┌──

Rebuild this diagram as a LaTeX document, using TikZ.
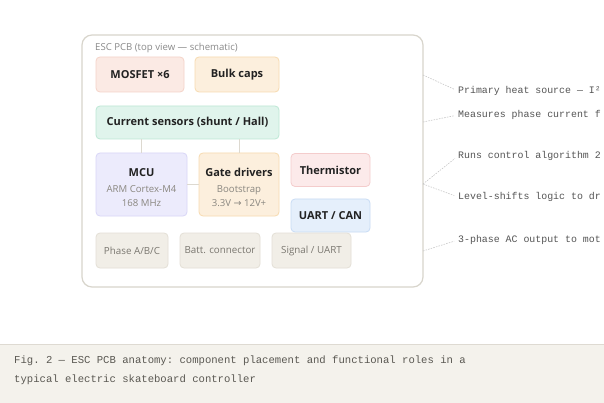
\documentclass[tikz,border=0pt]{standalone}
\usepackage{fontspec}
\setmainfont{Open Sans}
\setmonofont{Liberation Mono}
\newfontfamily\symfont{DejaVu Sans}
\definecolor{pcbline}{HTML}{D8D5CC}
\definecolor{titlegray}{HTML}{8A8A8A}
\definecolor{mosfill}{HTML}{FBEAE4}\definecolor{mosline}{HTML}{F5D3C8}
\definecolor{capfill}{HTML}{FCEFDD}\definecolor{capline}{HTML}{F7DBB0}
\definecolor{senfill}{HTML}{E0F4EC}\definecolor{senline}{HTML}{BDE8D5}
\definecolor{mcufill}{HTML}{ECEBFC}\definecolor{mculine}{HTML}{D9D6F7}
\definecolor{thfill}{HTML}{FCEAEA}\definecolor{thline}{HTML}{F4CCCC}
\definecolor{uafill}{HTML}{E5EFFB}\definecolor{ualine}{HTML}{C8DCF5}
\definecolor{gyfill}{HTML}{F1EEE7}\definecolor{gyline}{HTML}{E3DFD6}
\definecolor{gytext}{HTML}{7A7770}
\definecolor{subtext}{HTML}{8A8780}
\definecolor{conn}{HTML}{DDD9D0}
\definecolor{dashc}{HTML}{C8C8C8}
\definecolor{monotext}{HTML}{555555}
\definecolor{capbg}{HTML}{F4F2EC}
\definecolor{capborder}{HTML}{DEDAD2}
\definecolor{captext}{HTML}{5A5852}
\definecolor{darktext}{HTML}{222222}
\newcommand\subtxt[1]{{\fontsize{9.6}{11}\selectfont\mdseries\color{subtext}#1}}
\begin{document}
\begin{tikzpicture}[x=1pt,y=-1pt,
  box/.style={draw, rounded corners=4pt, line width=0.8pt, inner sep=0pt, align=center, text=darktext,
    font=\fontsize{11}{12.5}\selectfont\bfseries},
  mosbox/.style={box, fill=mosfill, draw=mosline},
  capbox/.style={box, fill=capfill, draw=capline},
  senbox/.style={box, fill=senfill, draw=senline},
  mcubox/.style={box, fill=mcufill, draw=mculine},
  thbox/.style={box, fill=thfill, draw=thline},
  uabox/.style={box, fill=uafill, draw=ualine},
  gybox/.style={box, fill=gyfill, draw=gyline, text=gytext, font=\fontsize{9.8}{11}\selectfont},
  connline/.style={draw=conn, line width=0.8pt},
  dashline/.style={draw=dashc, line width=0.6pt, dash pattern=on 1.5pt off 1.2pt},
  note/.style={anchor=west, inner sep=0pt, text=monotext, font=\ttfamily\fontsize{9.9}{12}\selectfont},
]
\useasboundingbox (0,0) rectangle (604,403);
\clip (0,0) rectangle (604,403);
\fill[white] (0,0) rectangle (604,403);

% PCB outline
\draw[draw=pcbline, line width=1.2pt, rounded corners=10pt, fill=white] (82,35) rectangle (423,287);
\node[anchor=west, inner sep=0pt, text=titlegray, font=\fontsize{9.6}{11}\selectfont] (title) at (95,48) {ESC PCB (top view — schematic)};

% components
\node[mosbox, minimum width=88pt, minimum height=35pt] (mos) at (140,74.5) {MOSFET ×6};
\node[capbox, minimum width=84pt, minimum height=35pt] (caps) at (237,74.5) {Bulk caps};
\node[senbox, minimum width=183pt, minimum height=33pt] (sens) at (187.5,122.5) {Current sensors (shunt / Hall)};
\node[mcubox, minimum width=91pt, minimum height=63pt] (mcu) at (141.5,184.5) {\rule{0pt}{15pt}MCU\\[3.5pt]\subtxt{ARM Cortex-M4}\\[1.5pt]\subtxt{168 MHz}};
\node[capbox, minimum width=80pt, minimum height=63pt] (gate) at (239,184.5) {\rule{0pt}{15pt}Gate drivers\\[3.5pt]\subtxt{Bootstrap}\\[1.5pt]\subtxt{3.3V {\symfont →} 12V+}};
\node[thbox, minimum width=79pt, minimum height=33pt] (therm) at (330.5,170) {Thermistor};
\node[uabox, minimum width=79pt, minimum height=33pt] (uart) at (330.5,215.5) {UART / CAN};
\node[gybox, minimum width=72pt, minimum height=35pt] (phase) at (132,250.5) {Phase A/B/C};
\node[gybox, minimum width=80pt, minimum height=35pt] (batt) at (220,250.5) {Batt. connector};
\node[gybox, minimum width=79pt, minimum height=35pt] (sig) at (311.5,250.5) {Signal / UART};

% internal connectors
\draw[connline] (mcu.north) -- (mcu.north |- sens.south);
\draw[connline] (gate.north) -- (gate.north |- sens.south);
\draw[connline] (mcu.east) -- (gate.west);

% notes (cut at the picture's right edge, as in the reference)
\node[note] (n1) at (458,91) {Primary heat source — I²};
\node[note] (n2) at (458,115) {Measures phase current f};
\node[note] (n3) at (458,156) {Runs control algorithm 2};
\node[note] (n4) at (458,197) {Level-shifts logic to dr};
\node[note] (n5) at (458,240) {3-phase AC output to mot};

\coordinate (c1) at (423,75);
\coordinate (c2) at (423,122);
\coordinate (c3) at (423,184);
\coordinate (c5) at (423,251);
\draw[dashline, shorten >=4pt] (c1) -- (n1.west);
\draw[dashline, shorten >=4pt] (c2) -- (n2.west);
\draw[dashline, shorten >=4pt] (c3) -- (n3.west);
\draw[dashline, shorten >=4pt] (c3) -- (n4.west);
\draw[dashline, shorten >=4pt] (c5) -- (n5.west);

% caption
\fill[capbg] (0,344) rectangle (604,403);
\draw[capborder, line width=1pt] (0,344) -- (604,344);
\node[anchor=north west, inner sep=0pt, align=left, text=captext, font=\ttfamily\fontsize{10.6}{18.5}\selectfont] (cap) at (14,356)
  {Fig. 2 — ESC PCB anatomy: component placement and functional roles in a\\typical electric skateboard controller};
\end{tikzpicture}
\end{document}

└──

» **TO BE DONE**: Repeat the data exactly, excluding the pictures.

» **WRITTEN ANSWER**:
Rebuild this diagram as a LaTeX document, using TikZ.
\documentclass[tikz,border=0pt]{standalone}
\usepackage{fontspec}
\setmainfont{Open Sans}
\setmonofont{Liberation Mono}
\newfontfamily\symfont{DejaVu Sans}
\definecolor{pcbline}{HTML}{D8D5CC}
\definecolor{titlegray}{HTML}{8A8A8A}
\definecolor{mosfill}{HTML}{FBEAE4}\definecolor{mosline}{HTML}{F5D3C8}
\definecolor{capfill}{HTML}{FCEFDD}\definecolor{capline}{HTML}{F7DBB0}
\definecolor{senfill}{HTML}{E0F4EC}\definecolor{senline}{HTML}{BDE8D5}
\definecolor{mcufill}{HTML}{ECEBFC}\definecolor{mculine}{HTML}{D9D6F7}
\definecolor{thfill}{HTML}{FCEAEA}\definecolor{thline}{HTML}{F4CCCC}
\definecolor{uafill}{HTML}{E5EFFB}\definecolor{ualine}{HTML}{C8DCF5}
\definecolor{gyfill}{HTML}{F1EEE7}\definecolor{gyline}{HTML}{E3DFD6}
\definecolor{gytext}{HTML}{7A7770}
\definecolor{subtext}{HTML}{8A8780}
\definecolor{conn}{HTML}{DDD9D0}
\definecolor{dashc}{HTML}{C8C8C8}
\definecolor{monotext}{HTML}{555555}
\definecolor{capbg}{HTML}{F4F2EC}
\definecolor{capborder}{HTML}{DEDAD2}
\definecolor{captext}{HTML}{5A5852}
\definecolor{darktext}{HTML}{222222}
\newcommand\subtxt[1]{{\fontsize{9.6}{11}\selectfont\mdseries\color{subtext}#1}}
\begin{document}
\begin{tikzpicture}[x=1pt,y=-1pt,
  box/.style={draw, rounded corners=4pt, line width=0.8pt, inner sep=0pt, align=center, text=darktext,
    font=\fontsize{11}{12.5}\selectfont\bfseries},
  mosbox/.style={box, fill=mosfill, draw=mosline},
  capbox/.style={box, fill=capfill, draw=capline},
  senbox/.style={box, fill=senfill, draw=senline},
  mcubox/.style={box, fill=mcufill, draw=mculine},
  thbox/.style={box, fill=thfill, draw=thline},
  uabox/.style={box, fill=uafill, draw=ualine},
  gybox/.style={box, fill=gyfill, draw=gyline, text=gytext, font=\fontsize{9.8}{11}\selectfont},
  connline/.style={draw=conn, line width=0.8pt},
  dashline/.style={draw=dashc, line width=0.6pt, dash pattern=on 1.5pt off 1.2pt},
  note/.style={anchor=west, inner sep=0pt, text=monotext, font=\ttfamily\fontsize{9.9}{12}\selectfont},
]
\useasboundingbox (0,0) rectangle (604,403);
\clip (0,0) rectangle (604,403);
\fill[white] (0,0) rectangle (604,403);

% PCB outline
\draw[draw=pcbline, line width=1.2pt, rounded corners=10pt, fill=white] (82,35) rectangle (423,287);
\node[anchor=west, inner sep=0pt, text=titlegray, font=\fontsize{9.6}{11}\selectfont] (title) at (95,48) {ESC PCB (top view — schematic)};

% components
\node[mosbox, minimum width=88pt, minimum height=35pt] (mos) at (140,74.5) {MOSFET ×6};
\node[capbox, minimum width=84pt, minimum height=35pt] (caps) at (237,74.5) {Bulk caps};
\node[senbox, minimum width=183pt, minimum height=33pt] (sens) at (187.5,122.5) {Current sensors (shunt / Hall)};
\node[mcubox, minimum width=91pt, minimum height=63pt] (mcu) at (141.5,184.5) {\rule{0pt}{15pt}MCU\\[3.5pt]\subtxt{ARM Cortex-M4}\\[1.5pt]\subtxt{168 MHz}};
\node[capbox, minimum width=80pt, minimum height=63pt] (gate) at (239,184.5) {\rule{0pt}{15pt}Gate drivers\\[3.5pt]\subtxt{Bootstrap}\\[1.5pt]\subtxt{3.3V {\symfont →} 12V+}};
\node[thbox, minimum width=79pt, minimum height=33pt] (therm) at (330.5,170) {Thermistor};
\node[uabox, minimum width=79pt, minimum height=33pt] (uart) at (330.5,215.5) {UART / CAN};
\node[gybox, minimum width=72pt, minimum height=35pt] (phase) at (132,250.5) {Phase A/B/C};
\node[gybox, minimum width=80pt, minimum height=35pt] (batt) at (220,250.5) {Batt. connector};
\node[gybox, minimum width=79pt, minimum height=35pt] (sig) at (311.5,250.5) {Signal / UART};

% internal connectors
\draw[connline] (mcu.north) -- (mcu.north |- sens.south);
\draw[connline] (gate.north) -- (gate.north |- sens.south);
\draw[connline] (mcu.east) -- (gate.west);

% notes (cut at the picture's right edge, as in the reference)
\node[note] (n1) at (458,91) {Primary heat source — I²};
\node[note] (n2) at (458,115) {Measures phase current f};
\node[note] (n3) at (458,156) {Runs control algorithm 2};
\node[note] (n4) at (458,197) {Level-shifts logic to dr};
\node[note] (n5) at (458,240) {3-phase AC output to mot};

\coordinate (c1) at (423,75);
\coordinate (c2) at (423,122);
\coordinate (c3) at (423,184);
\coordinate (c5) at (423,251);
\draw[dashline, shorten >=4pt] (c1) -- (n1.west);
\draw[dashline, shorten >=4pt] (c2) -- (n2.west);
\draw[dashline, shorten >=4pt] (c3) -- (n3.west);
\draw[dashline, shorten >=4pt] (c3) -- (n4.west);
\draw[dashline, shorten >=4pt] (c5) -- (n5.west);

% caption
\fill[capbg] (0,344) rectangle (604,403);
\draw[capborder, line width=1pt] (0,344) -- (604,344);
\node[anchor=north west, inner sep=0pt, align=left, text=captext, font=\ttfamily\fontsize{10.6}{18.5}\selectfont] (cap) at (14,356)
  {Fig. 2 — ESC PCB anatomy: component placement and functional roles in a\\typical electric skateboard controller};
\end{tikzpicture}
\end{document}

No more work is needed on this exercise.